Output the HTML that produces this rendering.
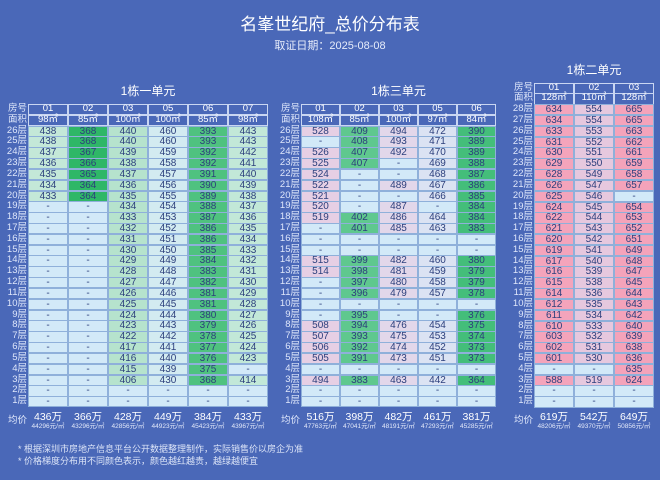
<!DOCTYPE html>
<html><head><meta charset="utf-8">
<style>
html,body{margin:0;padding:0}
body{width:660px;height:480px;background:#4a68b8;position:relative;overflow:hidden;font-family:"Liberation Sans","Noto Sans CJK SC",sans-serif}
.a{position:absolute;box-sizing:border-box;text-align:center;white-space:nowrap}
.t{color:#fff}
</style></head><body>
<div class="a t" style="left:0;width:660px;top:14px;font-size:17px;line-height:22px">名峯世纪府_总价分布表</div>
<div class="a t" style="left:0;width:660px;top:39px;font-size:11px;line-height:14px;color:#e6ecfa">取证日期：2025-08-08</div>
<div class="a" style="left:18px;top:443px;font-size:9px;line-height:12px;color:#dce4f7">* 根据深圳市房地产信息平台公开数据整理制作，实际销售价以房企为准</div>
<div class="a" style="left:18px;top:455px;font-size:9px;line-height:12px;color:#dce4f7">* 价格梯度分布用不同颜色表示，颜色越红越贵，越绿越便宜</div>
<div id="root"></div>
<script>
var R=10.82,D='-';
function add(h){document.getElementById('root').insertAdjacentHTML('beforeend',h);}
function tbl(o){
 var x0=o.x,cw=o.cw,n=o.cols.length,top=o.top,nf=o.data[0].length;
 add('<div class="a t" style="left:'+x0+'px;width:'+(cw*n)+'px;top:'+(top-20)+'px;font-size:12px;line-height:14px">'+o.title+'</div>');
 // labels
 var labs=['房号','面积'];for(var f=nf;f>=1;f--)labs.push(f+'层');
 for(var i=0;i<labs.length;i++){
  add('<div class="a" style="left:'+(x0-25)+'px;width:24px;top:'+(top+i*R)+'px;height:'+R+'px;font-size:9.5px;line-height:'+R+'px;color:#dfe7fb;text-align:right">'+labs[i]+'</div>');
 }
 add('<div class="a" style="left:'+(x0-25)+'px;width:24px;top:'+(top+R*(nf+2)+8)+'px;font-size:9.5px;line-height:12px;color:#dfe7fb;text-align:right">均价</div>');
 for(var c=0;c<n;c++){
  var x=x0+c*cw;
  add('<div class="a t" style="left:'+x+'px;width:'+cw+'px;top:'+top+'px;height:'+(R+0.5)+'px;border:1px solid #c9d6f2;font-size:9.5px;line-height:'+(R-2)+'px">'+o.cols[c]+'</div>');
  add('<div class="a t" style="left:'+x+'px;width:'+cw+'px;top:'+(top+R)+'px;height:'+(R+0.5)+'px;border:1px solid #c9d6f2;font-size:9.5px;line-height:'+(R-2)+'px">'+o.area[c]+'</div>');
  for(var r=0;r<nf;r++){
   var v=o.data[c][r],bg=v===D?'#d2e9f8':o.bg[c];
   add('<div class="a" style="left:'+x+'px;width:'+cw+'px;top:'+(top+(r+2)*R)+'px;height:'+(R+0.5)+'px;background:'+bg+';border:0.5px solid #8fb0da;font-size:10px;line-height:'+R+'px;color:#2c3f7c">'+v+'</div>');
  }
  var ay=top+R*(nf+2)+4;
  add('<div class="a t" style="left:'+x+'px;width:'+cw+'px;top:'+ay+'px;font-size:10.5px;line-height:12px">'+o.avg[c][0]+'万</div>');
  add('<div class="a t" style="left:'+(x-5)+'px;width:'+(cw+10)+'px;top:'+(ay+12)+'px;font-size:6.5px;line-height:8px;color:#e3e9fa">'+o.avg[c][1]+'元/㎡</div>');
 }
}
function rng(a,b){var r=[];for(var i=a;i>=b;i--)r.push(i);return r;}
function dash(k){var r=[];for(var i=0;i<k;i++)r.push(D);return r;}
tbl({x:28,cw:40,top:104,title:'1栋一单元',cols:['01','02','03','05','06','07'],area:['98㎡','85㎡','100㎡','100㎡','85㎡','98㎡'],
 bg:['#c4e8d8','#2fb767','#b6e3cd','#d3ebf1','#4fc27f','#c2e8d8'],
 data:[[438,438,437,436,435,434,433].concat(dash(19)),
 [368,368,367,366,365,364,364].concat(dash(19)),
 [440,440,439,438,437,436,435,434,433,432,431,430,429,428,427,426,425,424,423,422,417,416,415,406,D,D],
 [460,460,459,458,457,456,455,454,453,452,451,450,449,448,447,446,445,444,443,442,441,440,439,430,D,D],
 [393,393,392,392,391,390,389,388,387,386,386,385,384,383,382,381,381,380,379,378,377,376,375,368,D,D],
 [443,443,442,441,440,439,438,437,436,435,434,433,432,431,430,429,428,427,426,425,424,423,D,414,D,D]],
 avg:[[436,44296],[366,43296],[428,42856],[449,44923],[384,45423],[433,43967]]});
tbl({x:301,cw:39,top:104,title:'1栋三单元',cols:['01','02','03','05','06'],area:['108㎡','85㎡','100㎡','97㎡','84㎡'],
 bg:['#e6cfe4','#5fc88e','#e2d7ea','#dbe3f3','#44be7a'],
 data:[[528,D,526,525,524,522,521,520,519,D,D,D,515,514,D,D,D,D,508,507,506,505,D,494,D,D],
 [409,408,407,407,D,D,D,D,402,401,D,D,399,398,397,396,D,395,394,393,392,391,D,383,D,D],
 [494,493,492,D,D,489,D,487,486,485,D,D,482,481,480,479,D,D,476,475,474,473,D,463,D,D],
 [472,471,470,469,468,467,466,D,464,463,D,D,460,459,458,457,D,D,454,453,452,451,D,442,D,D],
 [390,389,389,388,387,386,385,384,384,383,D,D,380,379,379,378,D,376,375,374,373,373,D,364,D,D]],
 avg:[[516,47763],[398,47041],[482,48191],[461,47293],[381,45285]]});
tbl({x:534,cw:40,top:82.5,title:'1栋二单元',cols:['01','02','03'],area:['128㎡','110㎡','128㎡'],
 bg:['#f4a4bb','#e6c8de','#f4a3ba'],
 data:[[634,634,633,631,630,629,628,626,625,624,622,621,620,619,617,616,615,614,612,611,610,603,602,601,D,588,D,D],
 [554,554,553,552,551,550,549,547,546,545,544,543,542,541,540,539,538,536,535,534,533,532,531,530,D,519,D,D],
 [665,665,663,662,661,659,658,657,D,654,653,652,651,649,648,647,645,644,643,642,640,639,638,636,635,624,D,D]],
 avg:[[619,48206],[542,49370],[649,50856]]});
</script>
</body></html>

▶ **Task objective**
All of the data above should be quoted exactly, except for the pictures.

▶ **Task response**
Output the HTML that produces this rendering.
<!DOCTYPE html>
<html><head><meta charset="utf-8">
<style>
html,body{margin:0;padding:0}
body{width:660px;height:480px;background:#4a68b8;position:relative;overflow:hidden;font-family:"Liberation Sans","Noto Sans CJK SC",sans-serif}
.a{position:absolute;box-sizing:border-box;text-align:center;white-space:nowrap}
.t{color:#fff}
</style></head><body>
<div class="a t" style="left:0;width:660px;top:14px;font-size:17px;line-height:22px">名峯世纪府_总价分布表</div>
<div class="a t" style="left:0;width:660px;top:39px;font-size:11px;line-height:14px;color:#e6ecfa">取证日期：2025-08-08</div>
<div class="a" style="left:18px;top:443px;font-size:9px;line-height:12px;color:#dce4f7">* 根据深圳市房地产信息平台公开数据整理制作，实际销售价以房企为准</div>
<div class="a" style="left:18px;top:455px;font-size:9px;line-height:12px;color:#dce4f7">* 价格梯度分布用不同颜色表示，颜色越红越贵，越绿越便宜</div>
<div id="root"></div>
<script>
var R=10.82,D='-';
function add(h){document.getElementById('root').insertAdjacentHTML('beforeend',h);}
function tbl(o){
 var x0=o.x,cw=o.cw,n=o.cols.length,top=o.top,nf=o.data[0].length;
 add('<div class="a t" style="left:'+x0+'px;width:'+(cw*n)+'px;top:'+(top-20)+'px;font-size:12px;line-height:14px">'+o.title+'</div>');
 // labels
 var labs=['房号','面积'];for(var f=nf;f>=1;f--)labs.push(f+'层');
 for(var i=0;i<labs.length;i++){
  add('<div class="a" style="left:'+(x0-25)+'px;width:24px;top:'+(top+i*R)+'px;height:'+R+'px;font-size:9.5px;line-height:'+R+'px;color:#dfe7fb;text-align:right">'+labs[i]+'</div>');
 }
 add('<div class="a" style="left:'+(x0-25)+'px;width:24px;top:'+(top+R*(nf+2)+8)+'px;font-size:9.5px;line-height:12px;color:#dfe7fb;text-align:right">均价</div>');
 for(var c=0;c<n;c++){
  var x=x0+c*cw;
  add('<div class="a t" style="left:'+x+'px;width:'+cw+'px;top:'+top+'px;height:'+(R+0.5)+'px;border:1px solid #c9d6f2;font-size:9.5px;line-height:'+(R-2)+'px">'+o.cols[c]+'</div>');
  add('<div class="a t" style="left:'+x+'px;width:'+cw+'px;top:'+(top+R)+'px;height:'+(R+0.5)+'px;border:1px solid #c9d6f2;font-size:9.5px;line-height:'+(R-2)+'px">'+o.area[c]+'</div>');
  for(var r=0;r<nf;r++){
   var v=o.data[c][r],bg=v===D?'#d2e9f8':o.bg[c];
   add('<div class="a" style="left:'+x+'px;width:'+cw+'px;top:'+(top+(r+2)*R)+'px;height:'+(R+0.5)+'px;background:'+bg+';border:0.5px solid #8fb0da;font-size:10px;line-height:'+R+'px;color:#2c3f7c">'+v+'</div>');
  }
  var ay=top+R*(nf+2)+4;
  add('<div class="a t" style="left:'+x+'px;width:'+cw+'px;top:'+ay+'px;font-size:10.5px;line-height:12px">'+o.avg[c][0]+'万</div>');
  add('<div class="a t" style="left:'+(x-5)+'px;width:'+(cw+10)+'px;top:'+(ay+12)+'px;font-size:6.5px;line-height:8px;color:#e3e9fa">'+o.avg[c][1]+'元/㎡</div>');
 }
}
function rng(a,b){var r=[];for(var i=a;i>=b;i--)r.push(i);return r;}
function dash(k){var r=[];for(var i=0;i<k;i++)r.push(D);return r;}
tbl({x:28,cw:40,top:104,title:'1栋一单元',cols:['01','02','03','05','06','07'],area:['98㎡','85㎡','100㎡','100㎡','85㎡','98㎡'],
 bg:['#c4e8d8','#2fb767','#b6e3cd','#d3ebf1','#4fc27f','#c2e8d8'],
 data:[[438,438,437,436,435,434,433].concat(dash(19)),
 [368,368,367,366,365,364,364].concat(dash(19)),
 [440,440,439,438,437,436,435,434,433,432,431,430,429,428,427,426,425,424,423,422,417,416,415,406,D,D],
 [460,460,459,458,457,456,455,454,453,452,451,450,449,448,447,446,445,444,443,442,441,440,439,430,D,D],
 [393,393,392,392,391,390,389,388,387,386,386,385,384,383,382,381,381,380,379,378,377,376,375,368,D,D],
 [443,443,442,441,440,439,438,437,436,435,434,433,432,431,430,429,428,427,426,425,424,423,D,414,D,D]],
 avg:[[436,44296],[366,43296],[428,42856],[449,44923],[384,45423],[433,43967]]});
tbl({x:301,cw:39,top:104,title:'1栋三单元',cols:['01','02','03','05','06'],area:['108㎡','85㎡','100㎡','97㎡','84㎡'],
 bg:['#e6cfe4','#5fc88e','#e2d7ea','#dbe3f3','#44be7a'],
 data:[[528,D,526,525,524,522,521,520,519,D,D,D,515,514,D,D,D,D,508,507,506,505,D,494,D,D],
 [409,408,407,407,D,D,D,D,402,401,D,D,399,398,397,396,D,395,394,393,392,391,D,383,D,D],
 [494,493,492,D,D,489,D,487,486,485,D,D,482,481,480,479,D,D,476,475,474,473,D,463,D,D],
 [472,471,470,469,468,467,466,D,464,463,D,D,460,459,458,457,D,D,454,453,452,451,D,442,D,D],
 [390,389,389,388,387,386,385,384,384,383,D,D,380,379,379,378,D,376,375,374,373,373,D,364,D,D]],
 avg:[[516,47763],[398,47041],[482,48191],[461,47293],[381,45285]]});
tbl({x:534,cw:40,top:82.5,title:'1栋二单元',cols:['01','02','03'],area:['128㎡','110㎡','128㎡'],
 bg:['#f4a4bb','#e6c8de','#f4a3ba'],
 data:[[634,634,633,631,630,629,628,626,625,624,622,621,620,619,617,616,615,614,612,611,610,603,602,601,D,588,D,D],
 [554,554,553,552,551,550,549,547,546,545,544,543,542,541,540,539,538,536,535,534,533,532,531,530,D,519,D,D],
 [665,665,663,662,661,659,658,657,D,654,653,652,651,649,648,647,645,644,643,642,640,639,638,636,635,624,D,D]],
 avg:[[619,48206],[542,49370],[649,50856]]});
</script>
</body></html>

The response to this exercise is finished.